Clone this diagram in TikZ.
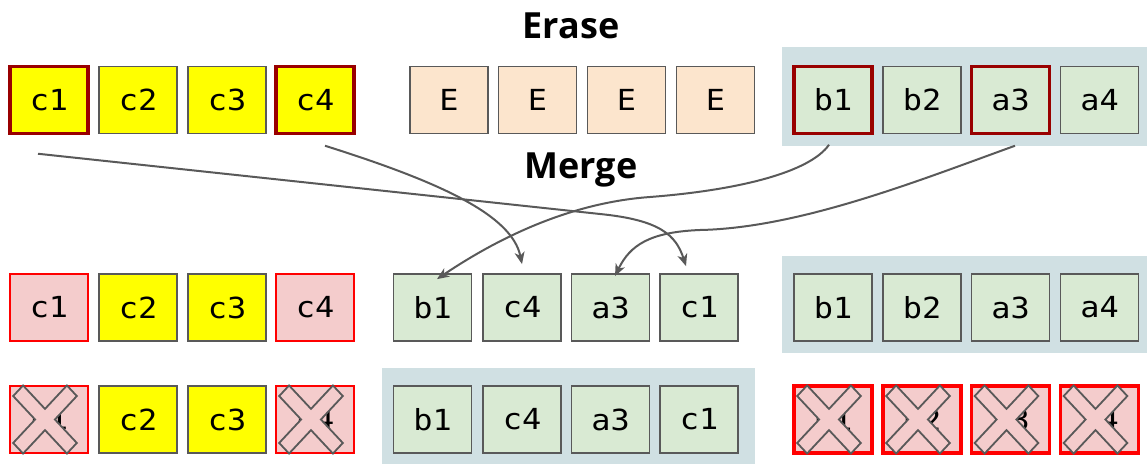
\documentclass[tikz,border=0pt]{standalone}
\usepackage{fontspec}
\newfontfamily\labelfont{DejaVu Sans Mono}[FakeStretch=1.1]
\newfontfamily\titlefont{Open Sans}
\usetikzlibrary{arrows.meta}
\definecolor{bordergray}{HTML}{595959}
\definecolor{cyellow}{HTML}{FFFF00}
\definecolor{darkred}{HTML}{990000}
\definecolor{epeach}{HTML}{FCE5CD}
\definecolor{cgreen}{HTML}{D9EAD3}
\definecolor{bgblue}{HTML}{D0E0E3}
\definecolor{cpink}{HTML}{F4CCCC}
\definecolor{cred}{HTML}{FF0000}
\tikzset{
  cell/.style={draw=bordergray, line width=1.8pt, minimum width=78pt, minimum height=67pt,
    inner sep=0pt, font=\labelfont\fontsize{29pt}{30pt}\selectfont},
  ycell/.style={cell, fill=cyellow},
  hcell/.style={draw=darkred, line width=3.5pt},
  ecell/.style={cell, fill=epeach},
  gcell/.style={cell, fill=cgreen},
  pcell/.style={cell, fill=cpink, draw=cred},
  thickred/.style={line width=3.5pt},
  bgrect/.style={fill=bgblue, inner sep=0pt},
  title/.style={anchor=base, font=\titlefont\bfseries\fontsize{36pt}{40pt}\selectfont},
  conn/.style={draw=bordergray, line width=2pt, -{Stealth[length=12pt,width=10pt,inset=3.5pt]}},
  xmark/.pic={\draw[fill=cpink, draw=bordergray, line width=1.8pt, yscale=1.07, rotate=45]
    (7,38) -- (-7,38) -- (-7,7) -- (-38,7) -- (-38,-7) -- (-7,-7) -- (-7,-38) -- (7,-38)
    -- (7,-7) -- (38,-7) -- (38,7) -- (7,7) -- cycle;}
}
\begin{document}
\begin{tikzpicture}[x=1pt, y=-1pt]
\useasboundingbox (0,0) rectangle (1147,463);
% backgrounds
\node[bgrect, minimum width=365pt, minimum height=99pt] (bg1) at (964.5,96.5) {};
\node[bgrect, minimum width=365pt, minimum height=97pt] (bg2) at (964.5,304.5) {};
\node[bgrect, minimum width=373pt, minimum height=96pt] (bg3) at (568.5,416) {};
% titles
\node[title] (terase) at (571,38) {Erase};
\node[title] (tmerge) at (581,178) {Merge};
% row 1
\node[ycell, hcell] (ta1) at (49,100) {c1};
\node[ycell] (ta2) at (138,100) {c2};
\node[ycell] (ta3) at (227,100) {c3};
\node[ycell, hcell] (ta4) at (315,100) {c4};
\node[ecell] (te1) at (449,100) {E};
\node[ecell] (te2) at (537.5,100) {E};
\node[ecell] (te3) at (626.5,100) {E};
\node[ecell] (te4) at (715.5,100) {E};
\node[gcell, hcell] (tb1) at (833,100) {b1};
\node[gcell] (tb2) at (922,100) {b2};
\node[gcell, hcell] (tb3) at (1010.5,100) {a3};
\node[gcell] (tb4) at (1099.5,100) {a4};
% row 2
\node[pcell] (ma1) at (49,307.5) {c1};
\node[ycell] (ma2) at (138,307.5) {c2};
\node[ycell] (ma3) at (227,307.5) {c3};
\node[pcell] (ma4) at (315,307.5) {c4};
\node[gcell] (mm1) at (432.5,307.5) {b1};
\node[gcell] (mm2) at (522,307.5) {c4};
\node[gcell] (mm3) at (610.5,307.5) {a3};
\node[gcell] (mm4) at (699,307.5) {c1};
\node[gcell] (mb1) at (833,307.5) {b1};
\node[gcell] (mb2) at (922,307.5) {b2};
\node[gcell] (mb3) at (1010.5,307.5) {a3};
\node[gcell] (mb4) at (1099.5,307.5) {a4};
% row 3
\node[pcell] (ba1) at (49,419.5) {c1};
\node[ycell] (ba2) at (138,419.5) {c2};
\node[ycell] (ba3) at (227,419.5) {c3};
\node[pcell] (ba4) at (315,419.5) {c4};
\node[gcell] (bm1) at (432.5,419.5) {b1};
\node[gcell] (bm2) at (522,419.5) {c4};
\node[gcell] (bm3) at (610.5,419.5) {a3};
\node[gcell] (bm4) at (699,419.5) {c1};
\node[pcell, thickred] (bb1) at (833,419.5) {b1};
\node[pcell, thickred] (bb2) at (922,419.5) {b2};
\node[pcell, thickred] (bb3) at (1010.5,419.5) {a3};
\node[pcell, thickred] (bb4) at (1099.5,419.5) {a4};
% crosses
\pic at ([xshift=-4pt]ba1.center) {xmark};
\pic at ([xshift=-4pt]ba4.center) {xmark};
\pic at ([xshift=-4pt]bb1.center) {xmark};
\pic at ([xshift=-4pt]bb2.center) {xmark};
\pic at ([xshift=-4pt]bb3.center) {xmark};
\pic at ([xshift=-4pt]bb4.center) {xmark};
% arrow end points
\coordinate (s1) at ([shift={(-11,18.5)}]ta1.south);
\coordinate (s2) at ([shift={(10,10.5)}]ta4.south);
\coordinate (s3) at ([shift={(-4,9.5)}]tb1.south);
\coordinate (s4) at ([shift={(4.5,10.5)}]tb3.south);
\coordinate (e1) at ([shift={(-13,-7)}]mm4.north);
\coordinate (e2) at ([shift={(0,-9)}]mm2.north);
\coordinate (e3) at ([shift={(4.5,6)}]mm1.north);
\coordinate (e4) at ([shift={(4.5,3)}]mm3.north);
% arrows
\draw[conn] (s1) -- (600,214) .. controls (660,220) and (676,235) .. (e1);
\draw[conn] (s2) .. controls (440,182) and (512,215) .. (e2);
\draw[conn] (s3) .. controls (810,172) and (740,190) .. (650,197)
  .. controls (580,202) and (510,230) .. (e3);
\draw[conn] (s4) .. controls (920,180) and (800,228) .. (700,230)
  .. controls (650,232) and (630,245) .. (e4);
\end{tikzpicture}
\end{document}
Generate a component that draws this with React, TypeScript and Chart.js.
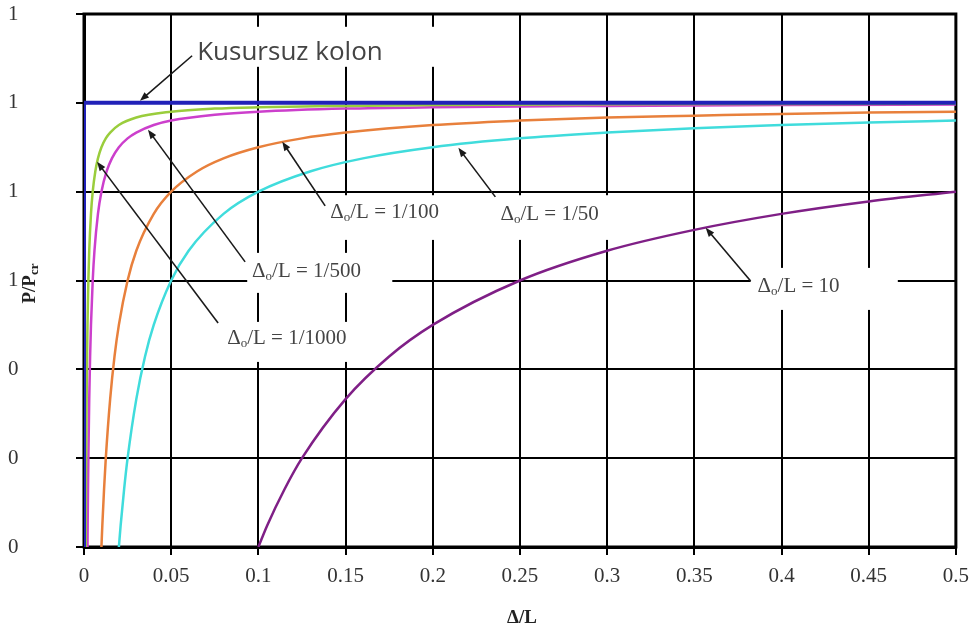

**What this task involves:**
Return all the entries word for word, but omit any pictures they contain.

**Finished answer:**
Clone this diagram in TikZ.
\documentclass[tikz,border=0pt]{standalone}
\usepackage{fontspec}
\newfontfamily\labelfont{DejaVu Sans Mono}[FakeStretch=1.1]
\newfontfamily\titlefont{Open Sans}
\usetikzlibrary{arrows.meta}
\definecolor{bordergray}{HTML}{595959}
\definecolor{cyellow}{HTML}{FFFF00}
\definecolor{darkred}{HTML}{990000}
\definecolor{epeach}{HTML}{FCE5CD}
\definecolor{cgreen}{HTML}{D9EAD3}
\definecolor{bgblue}{HTML}{D0E0E3}
\definecolor{cpink}{HTML}{F4CCCC}
\definecolor{cred}{HTML}{FF0000}
\tikzset{
  cell/.style={draw=bordergray, line width=1.8pt, minimum width=78pt, minimum height=67pt,
    inner sep=0pt, font=\labelfont\fontsize{29pt}{30pt}\selectfont},
  ycell/.style={cell, fill=cyellow},
  hcell/.style={draw=darkred, line width=3.5pt},
  ecell/.style={cell, fill=epeach},
  gcell/.style={cell, fill=cgreen},
  pcell/.style={cell, fill=cpink, draw=cred},
  thickred/.style={line width=3.5pt},
  bgrect/.style={fill=bgblue, inner sep=0pt},
  title/.style={anchor=base, font=\titlefont\bfseries\fontsize{36pt}{40pt}\selectfont},
  conn/.style={draw=bordergray, line width=2pt, -{Stealth[length=12pt,width=10pt,inset=3.5pt]}},
  xmark/.pic={\draw[fill=cpink, draw=bordergray, line width=1.8pt, yscale=1.07, rotate=45]
    (7,38) -- (-7,38) -- (-7,7) -- (-38,7) -- (-38,-7) -- (-7,-7) -- (-7,-38) -- (7,-38)
    -- (7,-7) -- (38,-7) -- (38,7) -- (7,7) -- cycle;}
}
\begin{document}
\begin{tikzpicture}[x=1pt, y=-1pt]
\useasboundingbox (0,0) rectangle (1147,463);
% backgrounds
\node[bgrect, minimum width=365pt, minimum height=99pt] (bg1) at (964.5,96.5) {};
\node[bgrect, minimum width=365pt, minimum height=97pt] (bg2) at (964.5,304.5) {};
\node[bgrect, minimum width=373pt, minimum height=96pt] (bg3) at (568.5,416) {};
% titles
\node[title] (terase) at (571,38) {Erase};
\node[title] (tmerge) at (581,178) {Merge};
% row 1
\node[ycell, hcell] (ta1) at (49,100) {c1};
\node[ycell] (ta2) at (138,100) {c2};
\node[ycell] (ta3) at (227,100) {c3};
\node[ycell, hcell] (ta4) at (315,100) {c4};
\node[ecell] (te1) at (449,100) {E};
\node[ecell] (te2) at (537.5,100) {E};
\node[ecell] (te3) at (626.5,100) {E};
\node[ecell] (te4) at (715.5,100) {E};
\node[gcell, hcell] (tb1) at (833,100) {b1};
\node[gcell] (tb2) at (922,100) {b2};
\node[gcell, hcell] (tb3) at (1010.5,100) {a3};
\node[gcell] (tb4) at (1099.5,100) {a4};
% row 2
\node[pcell] (ma1) at (49,307.5) {c1};
\node[ycell] (ma2) at (138,307.5) {c2};
\node[ycell] (ma3) at (227,307.5) {c3};
\node[pcell] (ma4) at (315,307.5) {c4};
\node[gcell] (mm1) at (432.5,307.5) {b1};
\node[gcell] (mm2) at (522,307.5) {c4};
\node[gcell] (mm3) at (610.5,307.5) {a3};
\node[gcell] (mm4) at (699,307.5) {c1};
\node[gcell] (mb1) at (833,307.5) {b1};
\node[gcell] (mb2) at (922,307.5) {b2};
\node[gcell] (mb3) at (1010.5,307.5) {a3};
\node[gcell] (mb4) at (1099.5,307.5) {a4};
% row 3
\node[pcell] (ba1) at (49,419.5) {c1};
\node[ycell] (ba2) at (138,419.5) {c2};
\node[ycell] (ba3) at (227,419.5) {c3};
\node[pcell] (ba4) at (315,419.5) {c4};
\node[gcell] (bm1) at (432.5,419.5) {b1};
\node[gcell] (bm2) at (522,419.5) {c4};
\node[gcell] (bm3) at (610.5,419.5) {a3};
\node[gcell] (bm4) at (699,419.5) {c1};
\node[pcell, thickred] (bb1) at (833,419.5) {b1};
\node[pcell, thickred] (bb2) at (922,419.5) {b2};
\node[pcell, thickred] (bb3) at (1010.5,419.5) {a3};
\node[pcell, thickred] (bb4) at (1099.5,419.5) {a4};
% crosses
\pic at ([xshift=-4pt]ba1.center) {xmark};
\pic at ([xshift=-4pt]ba4.center) {xmark};
\pic at ([xshift=-4pt]bb1.center) {xmark};
\pic at ([xshift=-4pt]bb2.center) {xmark};
\pic at ([xshift=-4pt]bb3.center) {xmark};
\pic at ([xshift=-4pt]bb4.center) {xmark};
% arrow end points
\coordinate (s1) at ([shift={(-11,18.5)}]ta1.south);
\coordinate (s2) at ([shift={(10,10.5)}]ta4.south);
\coordinate (s3) at ([shift={(-4,9.5)}]tb1.south);
\coordinate (s4) at ([shift={(4.5,10.5)}]tb3.south);
\coordinate (e1) at ([shift={(-13,-7)}]mm4.north);
\coordinate (e2) at ([shift={(0,-9)}]mm2.north);
\coordinate (e3) at ([shift={(4.5,6)}]mm1.north);
\coordinate (e4) at ([shift={(4.5,3)}]mm3.north);
% arrows
\draw[conn] (s1) -- (600,214) .. controls (660,220) and (676,235) .. (e1);
\draw[conn] (s2) .. controls (440,182) and (512,215) .. (e2);
\draw[conn] (s3) .. controls (810,172) and (740,190) .. (650,197)
  .. controls (580,202) and (510,230) .. (e3);
\draw[conn] (s4) .. controls (920,180) and (800,228) .. (700,230)
  .. controls (650,232) and (630,245) .. (e4);
\end{tikzpicture}
\end{document}
Generate a component that draws this with React, TypeScript and Chart.js.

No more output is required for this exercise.